Provided information
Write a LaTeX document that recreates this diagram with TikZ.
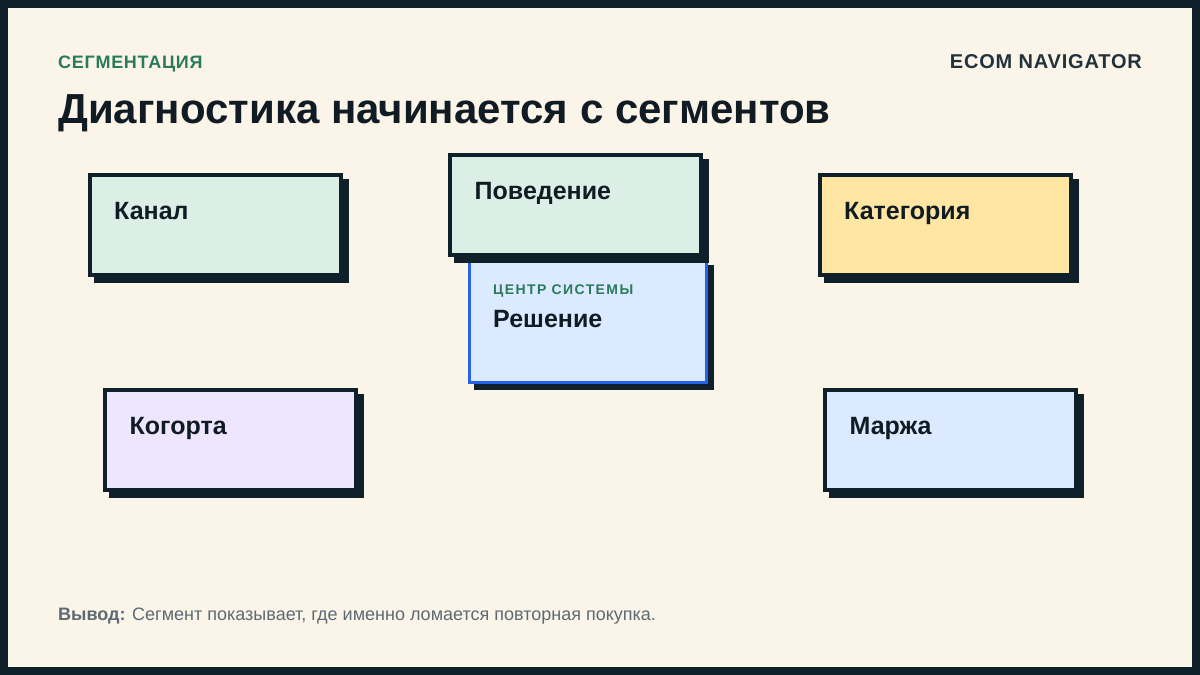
\documentclass[tikz,border=0pt]{standalone}
\usepackage{fontspec}
\setmainfont{Liberation Sans}
\newfontfamily\kickerfont[LetterSpace=4]{Liberation Sans}
\newfontfamily\spacedfont[LetterSpace=10]{Liberation Sans}
\newfontfamily\spacedfontb[LetterSpace=4]{Liberation Sans}
\usetikzlibrary{shadows}
\definecolor{darkc}{HTML}{10202B}
\definecolor{cream}{HTML}{FBF4E8}
\definecolor{greenc}{HTML}{2B7A5B}
\definecolor{fgreen}{HTML}{DCEFE6}
\definecolor{fyellow}{HTML}{FFE7A3}
\definecolor{flav}{HTML}{EEE5FF}
\definecolor{fblue}{HTML}{DBEAFE}
\definecolor{bluec}{HTML}{2563EB}
\definecolor{textc}{HTML}{111B24}
\definecolor{brandc}{HTML}{22323C}
\definecolor{grayc}{HTML}{5D6A73}
\tikzset{
  card/.style={draw=darkc, line width=4pt, outer sep=0pt, inner sep=0pt,
    minimum width=251pt, minimum height=99.4pt, rectangle,
    general shadow={fill=darkc, draw=darkc, line width=4pt, shadow xshift=6pt, shadow yshift=-6pt}},
  centercard/.style={draw=bluec, line width=3pt, outer sep=0pt, inner sep=0pt,
    minimum width=237pt, minimum height=122pt, rectangle, fill=fblue,
    general shadow={fill=darkc, draw=darkc, line width=3pt, shadow xshift=6pt, shadow yshift=-6pt}},
  cardtext/.style={anchor=base west, inner sep=0pt, text=textc, font=\fontsize{25}{29}\selectfont\bfseries},
  smalllabel/.style={anchor=base west, inner sep=0pt, text=greenc, font=\spacedfont\fontsize{14}{16}\selectfont\bfseries},
}
\begin{document}
\begin{tikzpicture}[x=1pt,y=-1pt]
\useasboundingbox (0,0) rectangle (1200,675);
\fill[darkc] (0,0) rectangle (1200,675);
\fill[cream] (8,8) rectangle (1192,667);

\node[smalllabel, font=\kickerfont\fontsize{18}{20}\selectfont\bfseries] (kicker) at (58,68.5) {СЕГМЕНТАЦИЯ};
\node[anchor=base east, inner sep=0pt, text=brandc, font=\spacedfontb\fontsize{20}{22}\selectfont\bfseries] (brand) at (1142,68.5) {ECOM NAVIGATOR};
\node[anchor=base west, inner sep=0pt, text=textc, font=\fontsize{42}{48}\selectfont\bfseries] (title) at (58,123) {Диагностика начинается с сегментов};

% center card first (under Поведение)
\node[centercard] (resh) at (588.3,321.8) {};
\node[smalllabel] (reshk) at (493,294) {ЦЕНТР СИСТЕМЫ};
\node[cardtext] (resht) at (493,327) {Решение};

\node[card, fill=fgreen] (kanal) at (215.5,225) {};
\node[cardtext] (kanalt) at (114,219.5) {Канал};

\node[card, fill=fgreen] (pov) at (575.5,205) {};
\node[cardtext] (povt) at (474.5,199.5) {Поведение};

\node[card, fill=fyellow] (kat) at (945.5,225) {};
\node[cardtext] (katt) at (844,219.5) {Категория};

\node[card, fill=flav] (kog) at (230.5,440) {};
\node[cardtext] (kogt) at (129.5,434.5) {Когорта};

\node[card, fill=fblue] (marzh) at (950.5,440) {};
\node[cardtext] (marzht) at (849.5,434.5) {Маржа};

\node[anchor=base west, inner sep=0pt, text=grayc, font=\fontsize{18}{22}\selectfont] (footer) at (58,620.5) {\textbf{Вывод:} Сегмент показывает, где именно ломается повторная покупка.};
\end{tikzpicture}
\end{document}
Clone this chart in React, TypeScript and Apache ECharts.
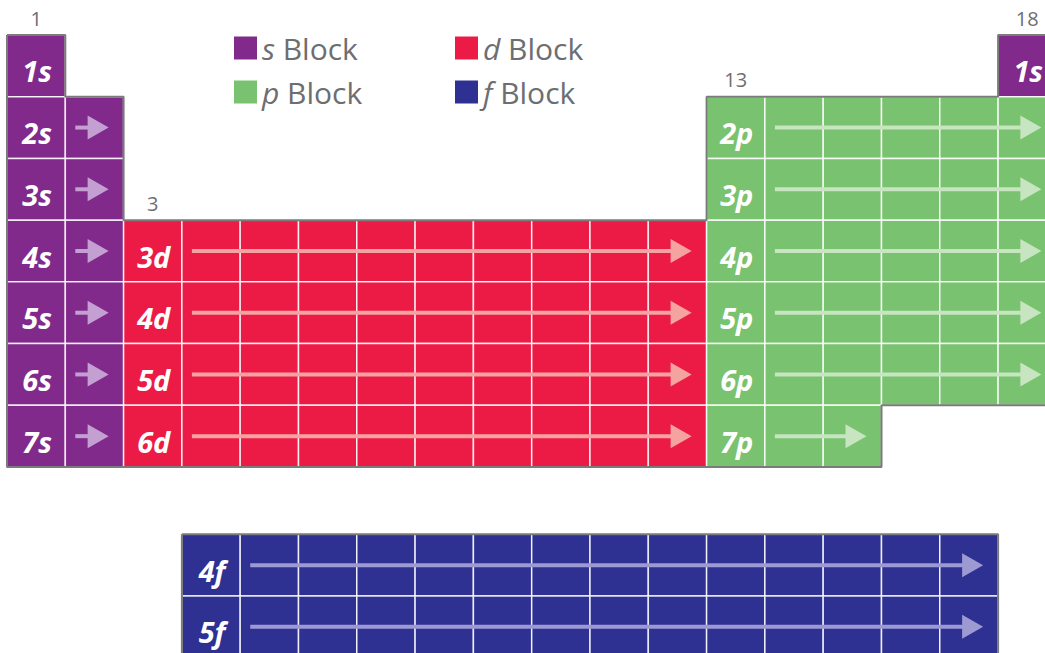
import React, { useEffect, useRef } from "react";
import * as echarts from "echarts";

// ---- data ----
const sLabels = ["1s", "2s", "3s", "4s", "5s", "6s", "7s", "1s"];
const sRowTops = [0, 1, 2, 3, 4, 5, 6, 0];
const sFirstCols = [1, 1, 1, 1, 1, 1, 1, 18];
const sLastCols = [1, 2, 2, 2, 2, 2, 2, 18];

const dLabels = ["3d", "4d", "5d", "6d"];
const dRowTops = [3, 4, 5, 6];
const dFirstCols = [3, 3, 3, 3];
const dLastCols = [12, 12, 12, 12];

const pLabels = ["2p", "3p", "4p", "5p", "6p", "7p"];
const pRowTops = [1, 2, 3, 4, 5, 6];
const pFirstCols = [13, 13, 13, 13, 13, 13];
const pLastCols = [18, 18, 18, 18, 18, 15];

const fLabels = ["4f", "5f"];
const fRowTops = [8.09, 9.09];
const fFirstCols = [4, 4];
const fLastCols = [17, 17];

const groupNumbers = [1, 3, 13, 18];
const groupTopRows = [0, 3, 1, 0];

const mainOutlineCols = [0, 1, 1, 2, 2, 12, 12, 17, 17, 18, 18, 15, 15, 0, 0];
const mainOutlineRows = [0, 0, 1, 1, 3, 3, 1, 1, 0, 0, 6, 6, 7, 7, 0];
const fOutlineCols = [3, 17, 17, 3, 3];
const fOutlineRows = [8.09, 8.09, 10.09, 10.09, 8.09];

const blockNames = ["s Block", "p Block", "d Block", "f Block"];

// ---- styles ----
const COL_S = "#812a8c";
const COL_D = "#ec1b46";
const COL_P = "#79c26f";
const COL_F = "#2e3192";
const ARR_S = "#c4a0d2";
const ARR_D = "#f4a3a0";
const ARR_P = "#c6e5c0";
const ARR_F = "#9c99d3";
const GRAY = "#6d6e71";
const FONT = '"Open Sans", "Noto Sans", sans-serif';

function blockSeries(
  name: string,
  color: string,
  arrowColor: string,
  labels: string[],
  tops: number[],
  firsts: number[],
  lasts: number[]
) {
  return {
    type: "custom",
    name,
    coordinateSystem: "cartesian2d",
    clip: false,
    silent: true,
    z: 2,
    itemStyle: { color },
    data: labels.map((_, i) => [firsts[i], tops[i], lasts[i]]),
    renderItem: (params: any, api: any) => {
      const first = api.value(0) as number;
      const top = api.value(1) as number;
      const last = api.value(2) as number;
      const children: any[] = [];
      for (let c = first; c <= last; c++) {
        const p0 = api.coord([c - 1, top]);
        const p1 = api.coord([c, top + 1]);
        children.push({
          type: "rect",
          shape: { x: p0[0], y: p0[1], width: p1[0] - p0[0], height: p1[1] - p0[1] },
          style: { fill: color, stroke: "rgba(255,255,255,0.85)", lineWidth: 1.5 },
        });
      }
      if (last > first) {
        const a = api.coord([first, top + 0.5]);
        const b = api.coord([last, top + 0.5]);
        const y = a[1];
        const x1 = a[0] + 10;
        const tip = b[0] - 15;
        const base = tip - 21;
        children.push({
          type: "line",
          shape: { x1, y1: y, x2: base + 2, y2: y },
          style: { stroke: arrowColor, lineWidth: 4 },
        });
        children.push({
          type: "polygon",
          shape: { points: [[base, y - 12], [tip, y], [base, y + 12]] },
          style: { fill: arrowColor },
        });
      }
      const c = api.coord([first - 0.5, top + 0.5]);
      children.push({
        type: "text",
        style: {
          text: labels[params.dataIndex],
          x: c[0] + 1,
          y: c[1] + 5,
          fill: "#ffffff",
          fontSize: 29,
          fontWeight: "bold",
          fontStyle: "italic",
          fontFamily: FONT,
          align: "center",
          verticalAlign: "middle",
        },
      });
      return { type: "group", children };
    },
  };
}

function outlineSeries(cols: number[], rows: number[]) {
  return {
    type: "line",
    data: cols.map((c, i) => [c, rows[i]]),
    symbol: "none",
    clip: false,
    silent: true,
    z: 5,
    lineStyle: { color: "#7b7b7b", width: 2 },
  };
}

const legendFormatter = (name: string) => {
  const parts = name.split(" ");
  return `{it|${parts[0]}}{rg| ${parts[1]}}`;
};

const legendText = {
  rich: {
    it: { fontFamily: FONT, fontSize: 30, fontStyle: "italic", color: GRAY, lineHeight: 30 },
    rg: { fontFamily: FONT, fontSize: 30, color: GRAY, lineHeight: 30 },
  },
};

export default function App() {
  const ref = useRef<HTMLDivElement>(null);
  useEffect(() => {
    if (!ref.current) return;
    const chart = echarts.init(ref.current, undefined, { renderer: "svg" });
    const rowH = 432 / 7;
    chart.setOption({
      animation: false,
      backgroundColor: "#ffffff",
      grid: {
        left: 7,
        top: 35,
        width: 58.3 * 18,
        height: rowH * 10.2,
        outerBoundsMode: "none",
        containLabel: false,
      },
      xAxis: { type: "value", min: 0, max: 18, show: false },
      yAxis: { type: "value", min: 0, max: 10.2, inverse: true, show: false },
      legend: [
        {
          left: 229,
          top: 28,
          orient: "vertical",
          itemWidth: 23,
          itemHeight: 23,
          itemGap: 14,
          selectedMode: false,
          icon: "rect",
          data: [
            { name: blockNames[0], itemStyle: { color: COL_S } },
            { name: blockNames[1], itemStyle: { color: COL_P } },
          ],
          formatter: legendFormatter,
          textStyle: legendText,
        },
        {
          left: 450,
          top: 28,
          orient: "vertical",
          itemWidth: 23,
          itemHeight: 23,
          itemGap: 14,
          selectedMode: false,
          icon: "rect",
          data: [
            { name: blockNames[2], itemStyle: { color: COL_D } },
            { name: blockNames[3], itemStyle: { color: COL_F } },
          ],
          formatter: legendFormatter,
          textStyle: legendText,
        },
      ],
      series: [
        blockSeries(blockNames[0], COL_S, ARR_S, sLabels, sRowTops, sFirstCols, sLastCols),
        blockSeries(blockNames[2], COL_D, ARR_D, dLabels, dRowTops, dFirstCols, dLastCols),
        blockSeries(blockNames[1], COL_P, ARR_P, pLabels, pRowTops, pFirstCols, pLastCols),
        blockSeries(blockNames[3], COL_F, ARR_F, fLabels, fRowTops, fFirstCols, fLastCols),
        outlineSeries(mainOutlineCols, mainOutlineRows),
        outlineSeries(fOutlineCols, fOutlineRows),
        {
          type: "custom",
          coordinateSystem: "cartesian2d",
          clip: false,
          silent: true,
          z: 6,
          data: groupNumbers.map((g, i) => [g, groupTopRows[i]]),
          renderItem: (params: any, api: any) => {
            const g = api.value(0) as number;
            const p = api.coord([g - 0.5, api.value(1)]);
            return {
              type: "text",
              style: {
                text: String(g),
                x: p[0],
                y: p[1] - 17,
                fill: GRAY,
                fontSize: 20,
                fontFamily: FONT,
                align: "center",
                verticalAlign: "middle",
              },
            };
          },
        },
      ],
    });
    return () => chart.dispose();
  }, []);
  return (
    <div
      ref={ref}
      style={{ position: "fixed", left: 0, top: 0, width: 1045, height: 653, background: "#fff" }}
    />
  );
}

What is expected
Count the lines above in which the word "this" appears, then state only that count.

Answer below
2